If I were a Google multi-millionaire living in San Francisco, here’s what I’d do 

The Google bus and where it stops is not the problem.

Liz Dunn
3 min readJan 9, 2014

A lot of my friends have been talking about all the protests against the Google bus. Someone asked me what I thought, and I said, “it’s dumb—I’d rather have 45 people in one vehicle driving down 101 than 45 cars.” They said, “But those people shouldn’t live in San Francisco at all. If they work in Mountain View they should live there. They are ruining this city.”

People want to live in San Francisco because it has energy, it’s full of interesting people, amazing food, it has history, it’s beautiful. I moved to San Francisco in 1990 and shared a one-bedroom apartment with a friend, we paid $325 each, just a half a block from Zeitgeist on Elgin Park. In 1994 I got my first Silicon Valley job, at General Magic, which was in Sunnyvale. I drove my little 1987 Volkswagen GTI down and back every day for two years. The commute was worth it because I love San Francisco, my friends were here, and General Magic was an amazing company founded by the people who created the Apple Macintosh. Throughout my career I’ve worked in Palo Alto, Redwood City, and San Mateo (also San Francisco when I happened to get a job in town). I do not support the blind mandate that people should live in the city they work in, especially when the cities in question are vast expanses of Baja Fresh and TJ Maxx.

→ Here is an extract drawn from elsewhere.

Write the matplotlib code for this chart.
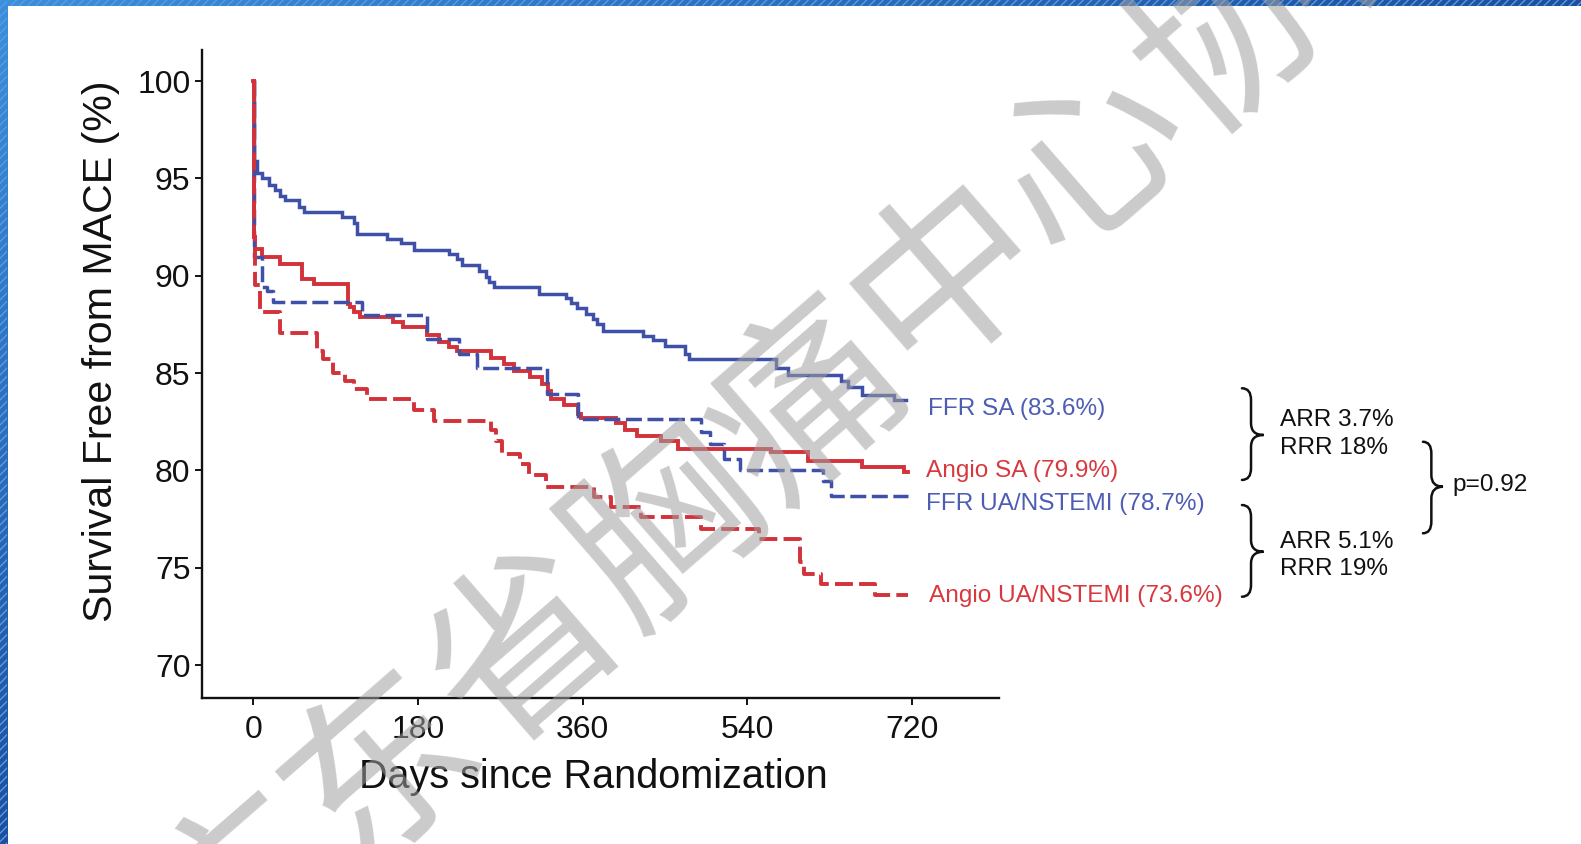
import numpy as np
import matplotlib
matplotlib.use('Agg')
import matplotlib.pyplot as plt
from matplotlib.path import Path
from matplotlib.patches import PathPatch, Rectangle
from matplotlib.colors import LinearSegmentedColormap

plt.rcParams['font.family'] = ['Liberation Sans', 'DejaVu Sans']

BLUE = '#3f50a8'
RED = '#d3323a'
BLUE_TXT = '#4d5db4'
RED_TXT = '#d8393f'
INK = '#111111'

# Kaplan-Meier steps: day of event and survival free from MACE (%) after it
ffr_sa_days = [0, 0.5, 4, 9.5, 16.8, 24, 29.6, 35, 49.6, 55, 97, 110, 113.5, 146, 161,
               175.8, 213.6, 222.8, 228.5, 246.7, 254, 258, 263.5, 312, 342, 347, 354,
               364, 371, 376, 382, 426, 437, 450, 472, 476, 572, 585, 643, 650, 665, 701, 714]
ffr_sa_surv = [100, 95.9, 95.3, 95.0, 94.64, 94.4, 94.1, 93.87, 93.53, 93.27, 93.0, 92.69,
               92.17, 91.9, 91.66, 91.3, 91.14, 90.85, 90.53, 90.27, 89.95, 89.67, 89.41,
               89.07, 88.85, 88.6, 88.32, 88.06, 87.8, 87.5, 87.15, 86.93, 86.68, 86.4,
               86.0, 85.73, 85.24, 84.88, 84.6, 84.28, 83.85, 83.6, 83.6]

angio_sa_days = [0, 0.3, 1, 2, 9.5, 29.6, 53.4, 66, 103, 106, 110, 117, 153, 164, 190, 203,
                 214, 223, 260, 274, 285, 303, 316, 322, 325, 340, 355, 358, 397, 406, 420,
                 446, 464, 566, 607, 666, 712, 716]
angio_sa_surv = [100, 93.5, 92.0, 91.39, 90.96, 90.62, 89.85, 89.59, 88.56, 88.39, 88.13,
                 87.87, 87.62, 87.36, 86.95, 86.59, 86.33, 86.16, 85.8, 85.49, 85.13, 84.79,
                 84.45, 84.1, 83.68, 83.34, 82.91, 82.7, 82.42, 82.1, 81.79, 81.5, 81.11,
                 80.94, 80.5, 80.16, 79.9, 79.9]

ffr_ua_days = [0, 0.5, 9.5, 15, 22, 119, 190, 225, 245, 321, 355, 490, 499, 515, 532, 623,
               632, 716]
ffr_ua_surv = [100, 90.96, 89.41, 89.24, 88.64, 87.96, 86.75, 86.0, 85.27, 83.94, 82.65,
               81.96, 81.37, 80.6, 80.0, 79.48, 78.7, 78.7]

angio_ua_days = [0, 0.5, 2, 7.7, 29.6, 69.7, 76, 87, 100, 110, 124.5, 175.6, 197.5, 259.6,
                 265, 272, 292, 301.5, 320, 373, 391, 424, 489, 553, 598, 602, 621, 680, 716]
angio_ua_surv = [100, 92.0, 89.5, 88.13, 87.05, 86.16, 85.7, 85.0, 84.6, 84.19, 83.68, 83.08,
                 82.53, 82.05, 81.5, 80.85, 80.34, 79.74, 79.14, 78.62, 78.1, 77.6, 77.0,
                 76.5, 75.3, 74.69, 74.17, 73.6, 73.6]

x_ticks = [0, 180, 360, 540, 720]
y_ticks = [70, 75, 80, 85, 90, 95, 100]
p_value = '0.92'

W, H = 1581, 844
fig = plt.figure(figsize=(W / 100, H / 100), dpi=100)
fig.patch.set_facecolor('white')

# slide frame: striped blue bands along the top and left edges
cmap_band = LinearSegmentedColormap.from_list('band', ['#3b8fdc', '#1c4f9f'])
top = fig.add_axes([0, 1 - 6 / H, 1, 6 / H])
top.imshow(np.linspace(0, 1, 256)[None, :], cmap=cmap_band, aspect='auto')
top.add_patch(Rectangle((-0.5, -0.5), 256, 1, facecolor='none', hatch='////',
                        edgecolor='#5b9be0', linewidth=0))
top.axis('off')
left = fig.add_axes([0, 0, 7 / W, 1])
left.imshow(np.linspace(0, 1, 256)[:, None], cmap=cmap_band, aspect='auto')
left.add_patch(Rectangle((-0.5, -0.5), 1, 256, facecolor='none', hatch='////',
                         edgecolor='#5b9be0', linewidth=0))
left.axis('off')

ax = fig.add_axes([202.3 / W, 1 - 698.3 / H, (998.5 - 202.3) / W, (698.3 - 50) / H])

series = [
    (ffr_sa_days, ffr_sa_surv, BLUE, '-', 2.5),
    (angio_sa_days, angio_sa_surv, RED, '-', 2.8),
    (ffr_ua_days, ffr_ua_surv, BLUE, '--', 2.5),
    (angio_ua_days, angio_ua_surv, RED, '--', 2.8),
]
for days, surv, color, ls, lw in series:
    line, = ax.step(days, surv, where='post', color=color, linestyle=ls, linewidth=lw,
                    solid_joinstyle='miter')
    if ls == '--':
        line.set_dashes((4.6, 1.6))

ax.set_xlim(-55.8, 814.8)
ax.set_ylim(68.29, 101.6)
ax.set_xticks(x_ticks)
ax.set_yticks(y_ticks)
ax.tick_params(axis='both', labelsize=23, length=5, width=1.4, color=INK, labelcolor=INK)
ax.tick_params(axis='y', pad=3.5)
ax.tick_params(axis='x', pad=7)
for side in ('top', 'right'):
    ax.spines[side].set_visible(False)
for side in ('left', 'bottom'):
    ax.spines[side].set_linewidth(1.7)
    ax.spines[side].set_color(INK)

ax.set_ylabel('Survival Free from MACE (%)', fontsize=29.6, color=INK)
ax.yaxis.set_label_coords(-0.1267, 0.536)
ax.yaxis.label.set_va('center')
ax.set_xlabel('Days since Randomization', fontsize=28.5, color=INK)
ax.xaxis.set_label_coords(0.491, -0.121)
ax.xaxis.label.set_va('center')

# end-of-curve labels
end_labels = [
    ('FFR SA', ffr_sa_surv[-1], 737.3, 83.18, BLUE_TXT),
    ('Angio SA', angio_sa_surv[-1], 735.1, 79.97, RED_TXT),
    ('FFR UA/NSTEMI', ffr_ua_surv[-1], 735.1, 78.27, BLUE_TXT),
    ('Angio UA/NSTEMI', angio_ua_surv[-1], 738.4, 73.55, RED_TXT),
]
for name, val, tx, ty, c in end_labels:
    ax.text(tx, ty, f'{name} ({val:.1f}%)', color=c, fontsize=17.6, ha='left',
            va='center', clip_on=False)

# absolute and relative risk reductions at 2 years
arr_sa = ffr_sa_surv[-1] - angio_sa_surv[-1]
rrr_sa = arr_sa / (100 - angio_sa_surv[-1]) * 100
arr_ua = ffr_ua_surv[-1] - angio_ua_surv[-1]
rrr_ua = arr_ua / (100 - angio_ua_surv[-1]) * 100
ax.text(1122.5, 82.59, f'ARR {arr_sa:.1f}%', fontsize=17.6, color=INK, va='center', clip_on=False)
ax.text(1122.5, 81.13, f'RRR {rrr_sa:.0f}%', fontsize=17.6, color=INK, va='center', clip_on=False)
ax.text(1122.5, 76.34, f'ARR {arr_ua:.1f}%', fontsize=17.6, color=INK, va='center', clip_on=False)
ax.text(1122.5, 74.94, f'RRR {rrr_ua:.0f}%', fontsize=17.6, color=INK, va='center', clip_on=False)
ax.text(1311.7, 79.25, f'p={p_value}', fontsize=17.6, color=INK, va='center', clip_on=False)


def brace(ax, x0, x1, y_top, y_bot, y_tip, r=0.6, frac=0.42):
    xm = x0 + (x1 - x0) * frac
    verts = [(x0, y_top), (xm, y_top), (xm, y_top - r),
             (xm, y_tip + r),
             (xm, y_tip), (x1, y_tip),
             (xm, y_tip), (xm, y_tip - r),
             (xm, y_bot + r),
             (xm, y_bot), (x0, y_bot)]
    codes = [Path.MOVETO, Path.CURVE3, Path.CURVE3,
             Path.LINETO,
             Path.CURVE3, Path.CURVE3,
             Path.CURVE3, Path.CURVE3,
             Path.LINETO,
             Path.CURVE3, Path.CURVE3]
    ax.add_patch(PathPatch(Path(verts, codes), facecolor='none', edgecolor=INK,
                           linewidth=1.8, clip_on=False, capstyle='round'))


brace(ax, 1081, 1104.6, 84.22, 79.51, 81.82)
brace(ax, 1081, 1104.6, 78.22, 73.51, 75.82)
brace(ax, 1278.9, 1300.8, 81.47, 76.77, 79.16)

# watermark
fig.text(810 / W, 1 - 404 / H, '广东省胸痛中心协会', rotation=41, rotation_mode='anchor',
         ha='center', va='center', fontsize=135, fontweight='medium', color='#a0a0a0',
         alpha=0.55, family=['Noto Sans CJK SC', 'DejaVu Sans'], zorder=10)

fig.savefig('out.png', dpi=100)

The actual problem that the Google Bus protesters are upset about is a real problem—housing prices are so high that the energetic, interesting people that have traditionally migrated here will now never be able to move to San Francisco unless they have a tech job. And what that means is that San Francisco is in danger of becoming just like Sunnyvale—homogenous and dull.

IF I were a Google employee right now and the bus protests were tugging at my conscience, here’s what I’d do: I’d start buying up apartment buildings. Then, without kicking anyone out, as my units became available I’d offer them to people kicked out of their houses by the Ellis Act, who are going to art school, who bartend, who are teachers and auto repair guys and chefs. I’d charge rent, but not a lot.

VCs always say that they’re investing in the people with the ideas, and they’re prepared to lose more than half the time. Why not invest in something more concrete than another shopping comparison app or targeted ad platform/cloud storage/social monetization technology?

I have some friends with well-known and well-appreciated food and beverage endeavors here in San Francisco. They told me that a consortium of tech billionaires, like Instagram and Twitter founders, are starting to invest in clubs and restaurants and coffee roasting facilities around. They clearly want to encourage part of what makes San Francisco great, the whole food creation and appreciation landscape. Why not invest in the people who could be the next wave of artisans, teachers, winemakers, or even just bike messengers?

Capitalism as it is now is going to have to change anyways, the world is getting broken by the disparity between those who are good at making money and everyone else, the people that are doing essential things for a society to exist—raising kids! Growing food! Picking up garbage! Tech zillionaires wind up starting some foundation to “give back” and they parcel out money to various charities to fix big problems in the world (Gates Foundation, Omidyar Network). Why not get a little less removed from the people living next to you and instead of supporting “charity,” just be a landlord with real low rents who’s not a huge prick caring only about money?